Land for the new church was acquired in 1955, but at that time there was no money for a building. The Rev Victor Searle-Barnes and his wife Margaret began a ministry in Inham Nook. They arrived in the area in September 1955 and lived in Wentworth Road, and later at 24 Wheatgrass Road (which represented a second phase of estate building). Services began in their house, and later transferred to the Health Centre. Searle-Barnes visited the area (often in Wellington boots because of the mud!) and began to build up a small fellowship. A house for the curate was built on Barn Croft, known then and since as Church House. The Searle-Barnes occupied the house in 1956.

Two years of intensive fund raising led to the opening in January 1957 of St Barnabas’ Church, erected by the Reema Construction Company. The building was intended at that time to be a church hall with a ‘proper’ church being laid out at a subsequent date on land left vacant for the purpose. To this end the hall was deliberately built in the north-west corner of the site, leaving the rest of the space for the proposed new church. It remains as open space. Altogether the church cost £10,000, of which £6,800 was spent on the church building, and £3,200 on the vicarage. The new church was designed to seat (rather optimistically) 250.

The church has never enjoyed real financial stability, and at various times consideration has been given to closing the premises and merging the congregation with Christ Church. This very nearly happened in 1972, but was narrowly avoided on a vote in the church council. From this low point, the church enjoyed a period of recovery and in October 1979 plans were drawn up and accepted for a re-ordering and extension. With a potential outlay of £10,000 or more looming, and only £1,900 in hand, fund raising had to begin in earnest. On 24 February 1980 the PCC formally agreed to go ahead with the work. Paul Knight, Builder, was commissioned to undertake it to plans by the architect. The cost was estimated at approximately £14,500, and a loan of £6,000 from the diocese helped to ensure that the work could go ahead in the spring and summer of 1980. Work began on 1 April 1980, and the Bishop of Southwell dedicated the refurbished building in October.

The old stage, which had formed an informal nave, was removed, and an acoustic wall built across the church.

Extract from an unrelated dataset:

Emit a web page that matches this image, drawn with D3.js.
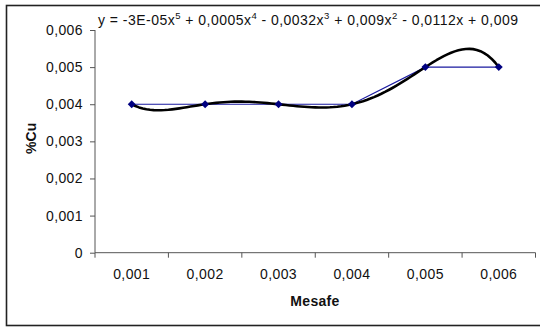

Behind the wall a new carpeted lounge was set out, together with a new entrance, store, and Sunday School room.

A further extension took place in 1999 when the church orientation was reversed to create new meeting rooms and stores in place of the old entrance, a new balcony was formed for the safe storage of the sound equipment and the position of the sound desk, a visual link was created from the crèche into the church, a new extension was built half way along the building to include a kitchen, one new meeting room, male, female and toilets for the disabled including baby changing facilities were created, a light coloured brick was used with softwood window frames and a feature glazed entrance along with a curving zinc roof, a high performance felt was used over the new link, and a new entrance path was formed with an area of paving to act as a margin. The back Sunday School rooms had their roofs re-felted. The architect was Graeme Renton.


There are registers from January 1957 for baptisms and funerals, but a licence for marriages was obtained only in the 1990s and, as of early in 2005, no marriage has taken place in the church.